Quem inaugura a 54ª Berlinale é o alemão de Wuppertal Tom Tykwer, um dos diretores mais importantes para o redesenho da produção germânica na conversão do cinema analógico (em película 35mm) para o digital, na década de 1990. Os cults "Winter Sleepers - Inverno Quente" (1997) e "Corra, Lola, Corra" (indicado ao Leão de Ouro de 1998) fizeram sua fama. O novo exercício de sua autoralidade, "Das Licht" ("The Light" ou "A Luz"), passa hors-concours como atração de abre-alas do festival, apoiado no carisma de seu astro, Lars Eidinger (de "Dying"). No drama filmado por Tykwer, uma família se aboleta num apartamento na capital alemã. Embora as complexidades do dia a dia distanciem seus integrantes, eles vivem em harmonia, até que a enigmática Farrah (vivida por Tala Al-Deen), recém-chegada da Síria, é contratada como governanta. Com ela, o clã chefiado por Milena (Nicolette Krebitz) e Tim (Eidinger) terá novas lições de empatia.

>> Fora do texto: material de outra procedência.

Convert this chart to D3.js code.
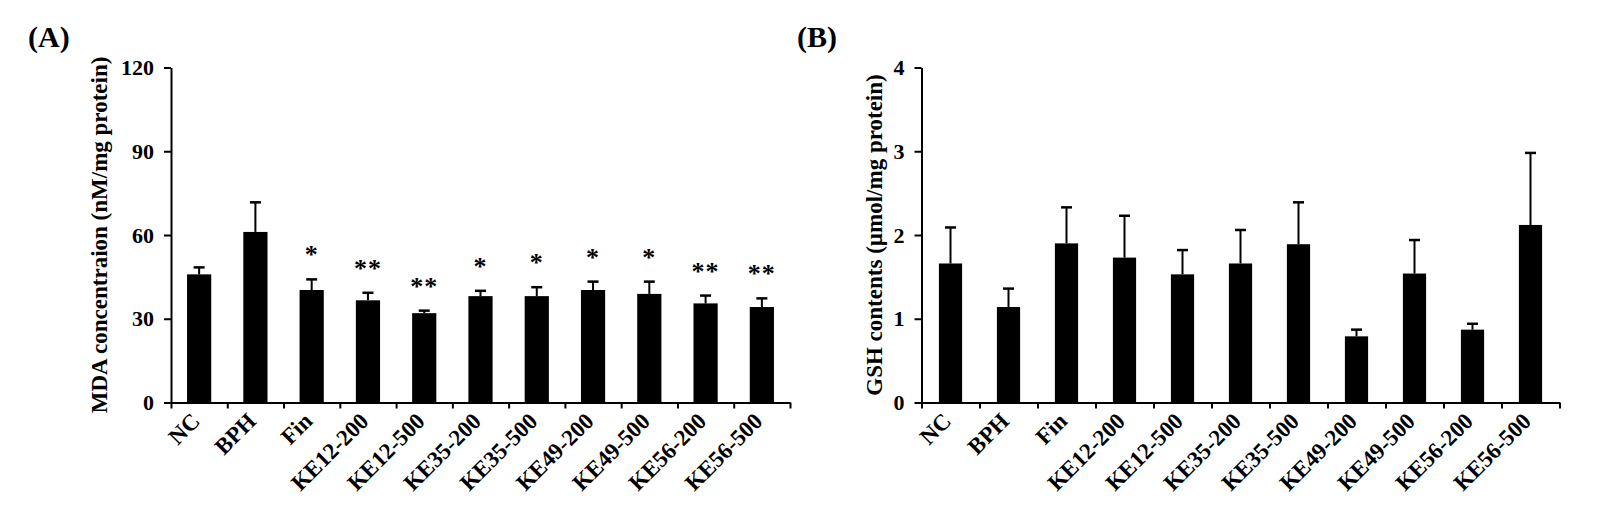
<!DOCTYPE html>
<html>
<head>
<meta charset="utf-8">
<script src="https://cdn.jsdelivr.net/npm/d3@7"></script>
<style>
  body { margin: 0; background: #fff; }
  text { font-family: "Liberation Serif", "Times New Roman", serif; font-weight: bold; fill: #000; }
</style>
</head>
<body>
<svg id="chart" width="1599" height="517"></svg>
<script>
// groups on the x axis (same for both panels)
const groups = ["NC", "BPH", "Fin", "KE12-200", "KE12-500", "KE35-200", "KE35-500",
                "KE49-200", "KE49-500", "KE56-200", "KE56-500"];

// (A) MDA
const mdaMean = [45.9, 61.1, 40.3, 36.6, 32.0, 38.1, 38.1, 40.3, 38.9, 35.5, 34.2];
const mdaSD   = [2.5, 10.6, 3.8, 2.7, 0.9, 1.9, 3.2, 3.0, 4.4, 2.8, 3.1];
const mdaSig  = ["", "", "*", "**", "**", "*", "*", "*", "*", "**", "**"];
const mdaTicks = [0, 30, 60, 90, 120];

// (B) GSH
const gshMean = [1.66, 1.14, 1.90, 1.73, 1.53, 1.66, 1.89, 0.79, 1.54, 0.87, 2.12];
const gshSD   = [0.43, 0.22, 0.43, 0.50, 0.29, 0.40, 0.50, 0.08, 0.40, 0.07, 0.86];
const gshSig  = ["", "", "", "", "", "", "", "", "", "", ""];
const gshTicks = [0, 1, 2, 3, 4];

let svg = d3.select("#chart");

function panel(opt) {
    let g = svg.append("g");
    let data = groups.map(function(d, i) {
        return {name: d, mean: opt.mean[i], sd: opt.sd[i], sig: opt.sig[i]};
    });

    let x = d3.scaleBand()
              .domain(groups)
              .range([opt.left, opt.right])
              .paddingInner(opt.pad)
              .paddingOuter(opt.pad / 2);
    // tick marks sit on the band edges
    let xEdge = d3.scaleLinear().domain([0, groups.length]).range([opt.left, opt.right]);
    let y = d3.scaleLinear().domain([0, opt.ticks[opt.ticks.length - 1]]).range([402.5, 67.5]);

    // bars
    g.selectAll("rect.bar")
     .data(data)
     .enter()
     .append("rect")
     .attr("x", d => x(d.name))
     .attr("width", x.bandwidth())
     .attr("y", d => y(d.mean))
     .attr("height", d => y(0) - y(d.mean))
     .attr("fill", "#000");

    // error bars (upper only)
    let err = g.selectAll("g.err").data(data).enter().append("g");
    err.append("line")
       .attr("x1", d => x(d.name) + x.bandwidth() / 2)
       .attr("x2", d => x(d.name) + x.bandwidth() / 2)
       .attr("y1", d => y(d.mean))
       .attr("y2", d => y(d.mean + d.sd))
       .attr("stroke", "#000").attr("stroke-width", 2);
    err.append("line")
       .attr("x1", d => x(d.name) + x.bandwidth() / 2 - 5.5)
       .attr("x2", d => x(d.name) + x.bandwidth() / 2 + 5.5)
       .attr("y1", d => y(d.mean + d.sd))
       .attr("y2", d => y(d.mean + d.sd))
       .attr("stroke", "#000").attr("stroke-width", 2.5);

    // significance stars
    g.selectAll("text.sig")
     .data(data.filter(d => d.sig))
     .enter()
     .append("text")
     .attr("x", d => x(d.name) + x.bandwidth() / 2)
     .attr("y", d => y(d.mean + d.sd) - 16)
     .attr("text-anchor", "middle")
     .style("font-size", "26px")
     .style("letter-spacing", "1px")
     .text(d => d.sig);

    // y axis
    let yAxis = g.append("g")
                 .attr("transform", `translate(${opt.left},0)`)
                 .call(d3.axisLeft(y).tickValues(opt.ticks).tickFormat(d3.format("d"))
                         .tickSize(7).tickSizeOuter(0).tickPadding(10));
    yAxis.attr("font-family", null).attr("font-size", null);
    yAxis.selectAll("path, line").attr("stroke", "#000").attr("stroke-width", 2);
    yAxis.selectAll("text").style("font-size", "22px");

    // x axis line with edge ticks
    let xAxis = g.append("g")
                 .attr("transform", `translate(0,${y(0)})`)
                 .call(d3.axisBottom(xEdge).tickValues(d3.range(groups.length + 1))
                         .tickFormat("").tickSize(6).tickSizeOuter(0));
    xAxis.selectAll("path, line").attr("stroke", "#000").attr("stroke-width", 2);

    // x labels, rotated
    g.selectAll("text.xl")
     .data(groups)
     .enter()
     .append("text")
     .attr("transform", d => `translate(${x(d) + x.bandwidth() / 2 + 2},${y(0) + 20}) rotate(-45)`)
     .attr("text-anchor", "end")
     .style("font-size", "23px")
     .text(d => d);

    // y title
    g.append("text")
     .attr("transform", `translate(${opt.titleX},${(y(0) + y(opt.ticks[opt.ticks.length - 1])) / 2}) rotate(-90)`)
     .attr("text-anchor", "middle")
     .style("font-size", "23px")
     .text(opt.title);

    // panel letter
    g.append("text")
     .attr("x", opt.letterX)
     .attr("y", 47)
     .style("font-size", "30px")
     .text(opt.letter);
}

panel({left: 171, right: 790, pad: 0.57, mean: mdaMean, sd: mdaSD, sig: mdaSig, ticks: mdaTicks,
       title: "MDA concentraion (nM/mg protein)", titleX: 107, letter: "(A)", letterX: 28});
panel({left: 921.5, right: 1559.5, pad: 0.6, mean: gshMean, sd: gshSD, sig: gshSig, ticks: gshTicks,
       title: "GSH contents (µmol/mg protein)", titleX: 882, letter: "(B)", letterX: 797});
</script>
</body>
</html>
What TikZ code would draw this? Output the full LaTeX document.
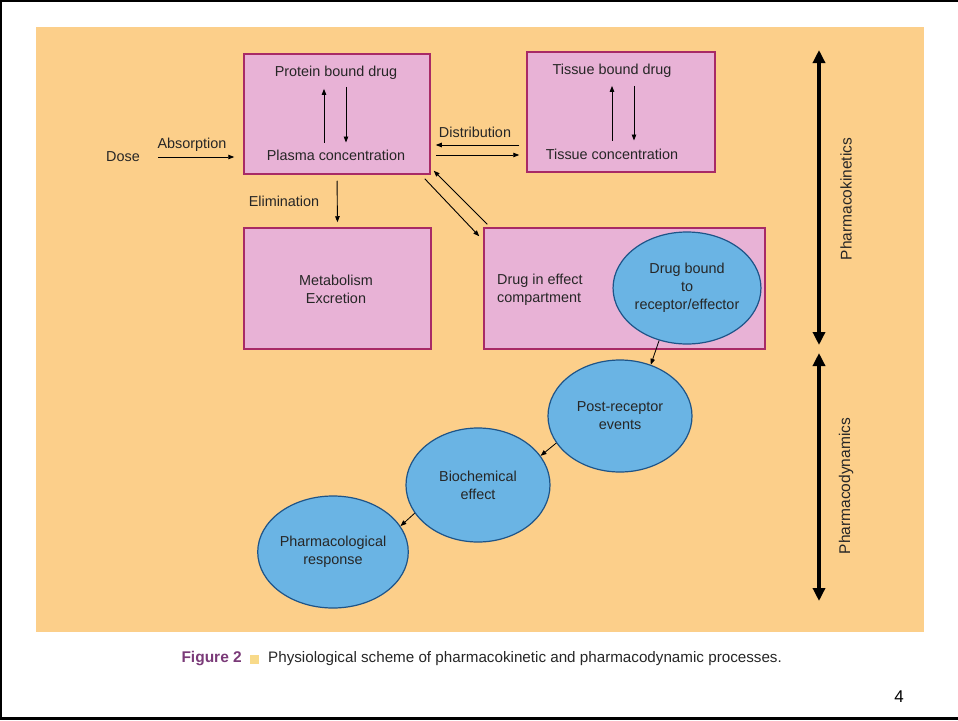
\documentclass[tikz,border=0pt]{standalone}
\usepackage{fontspec}
\setmainfont{Liberation Sans}
\usetikzlibrary{arrows.meta,shapes.geometric,calc}
\definecolor{bg}{HTML}{FCCF8A}
\definecolor{pinkf}{HTML}{E8B2D6}
\definecolor{pinkd}{HTML}{A82A66}
\definecolor{bluef}{HTML}{6AB4E4}
\definecolor{blued}{HTML}{1E5488}
\definecolor{txt}{HTML}{262626}
\definecolor{figc}{HTML}{7A3A78}
\definecolor{sq}{HTML}{F8DA8A}
\begin{document}
\begin{tikzpicture}[x=1pt,y=-1pt,
  box/.style={draw=pinkd, fill=pinkf, line width=1.5pt, inner sep=0pt},
  ell/.style={ellipse, draw=blued, fill=bluef, line width=1.2pt, minimum width=144pt, minimum height=112pt, inner sep=0pt, align=center, text=txt, font=\fontsize{14.4}{18}\selectfont},
  lab/.style={text=txt, font=\fontsize{14.4}{18}\selectfont, inner sep=1pt},
  arr/.style={-{Triangle[length=6pt,width=4.5pt]}, line width=0.9pt, black},
  bigarr/.style={{Triangle[length=13pt,width=12pt]}-{Triangle[length=13pt,width=12pt]}, line width=4pt, black}
]
\useasboundingbox (0,0) rectangle (958,720);
\draw[line width=2.5pt] (958,1) -- (1,1) -- (1,718.5) -- (958,718.5);
\fill[bg] (36,27) rectangle (924,632);

% boxes
\node[box, minimum width=186pt, minimum height=120pt] (pbox) at (337,114) {};
\node[box, minimum width=188pt, minimum height=120pt] (tbox) at (621,112) {};
\node[box, minimum width=187pt, minimum height=121pt] (mbox) at (337.5,288.5) {};
\node[box, minimum width=281pt, minimum height=121pt] (ebox) at (624.5,288.5) {};

% texts in boxes
\node[lab] (prot) at (336,73) {Protein bound drug};
\node[lab] (plasma) at (336,155) {Plasma concentration};
\node[lab] (tbd) at (612,71) {Tissue bound drug};
\node[lab] (tconc) at (612,154) {Tissue concentration};
\node[lab, align=center] (metab) at (336,289) {Metabolism\\Excretion};
\node[lab, align=left, anchor=west] (effc) at (496,290) {Drug in effect\\compartment};

% labels outside
\node[lab] (dose) at (123,157) {Dose};
\node[lab] (absorp) at (192,145) {Absorption};
\node[lab] (distr) at (475,132) {Distribution};
\node[lab] (elim) at (284,201) {Elimination};

% ellipses
\node[ell] (db) at (687,288) {Drug bound\\to\\receptor/effector};
\node[ell] (post) at (620,416) {Post-receptor\\events};
\node[ell, minimum height=114pt] (bio) at (478,485) {Biochemical\\effect};
\node[ell] (pharm) at (333,552) {Pharmacological\\response};

% connectors
\draw[arr, shorten <=17pt, shorten >=9pt] (dose.east) -- (dose.east -| pbox.west);
\draw[arr] ($(plasma.north)+(-12,-6)$) -- ($(prot.south)+(-12,8)$);
\draw[arr] ($(prot.south)+(10,6)$) -- ($(plasma.north)+(10,-6)$);
\draw[arr] ($(tconc.north)+(0,-7)$) -- ($(tbd.south)+(0,7)$);
\draw[arr] ($(tbd.south)+(22,7)$) -- ($(tconc.north)+(22,-7)$);
\draw[arr, shorten <=7pt, shorten >=5pt] (tbox.west |- 0,145) -- (pbox.east |- 0,145);
\draw[arr, shorten <=5pt, shorten >=7pt] (pbox.east |- 0,155) -- (tbox.west |- 0,155);
\draw[arr, shorten <=6pt, shorten >=5pt] (pbox.south) -- (mbox.north);
\draw[arr] ($(pbox.south east)+(-6,4)$) -- ($(ebox.north west)+(-4,9)$);
\draw[arr] ($(ebox.north west)+(4,-3)$) -- ($(pbox.south east)+(3,-4)$);
\draw[arr, line width=0.8pt] (db.242) -- (post.59);
\draw[arr, line width=0.8pt] (post.203) -- (bio.25);
\draw[arr, line width=0.8pt] (bio.204) -- (pharm.21);

% side arrows
\coordinate (k1) at (819,50);
\coordinate (k2) at (819,345);
\coordinate (d1) at (819,353);
\coordinate (d2) at (819,601);
\draw[bigarr] (k1) -- (k2);
\draw[bigarr] (d1) -- (d2);
\node[lab, rotate=90, font=\fontsize{15.5}{15.5}\selectfont] (pk) at (846,199) {Pharmacokinetics};
\node[lab, rotate=90, font=\fontsize{15.5}{15.5}\selectfont] (pd) at (846,486) {Pharmacodynamics};

% caption
\node[font=\bfseries\fontsize{15.5}{15.5}\selectfont, text=figc, anchor=east, inner sep=0pt] (fig) at (242,659) {Figure 2};
\node[fill=sq, minimum size=9pt, inner sep=0pt] (sqr) at (254.5,659) {};
\node[lab, anchor=west, inner sep=0pt, font=\fontsize{15.2}{16}\selectfont] (cap) at (268,659) {Physiological scheme of pharmacokinetic and pharmacodynamic processes.};
\node[font=\fontsize{17}{17}\selectfont, inner sep=0pt] (pg) at (899,697) {4};
\end{tikzpicture}
\end{document}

A convocação de "Das Licht" assinala a nova linha curatorial da Berlinale, confiada à americana Tricia Tuttle, que vem do BFI London Film Festival. A gestão anterior, de Mariette Rissenbeek e Carlo Chatrian, começou em 2020 (pré-pandemia) e terminou no ano passado. O saldo da dupla foi dos mais positivos, pois reaproximou o festival de grifes narrativas há muito afastadas como Martin Scorsese e Steven Spielberg, reconectando relações com Hollywood.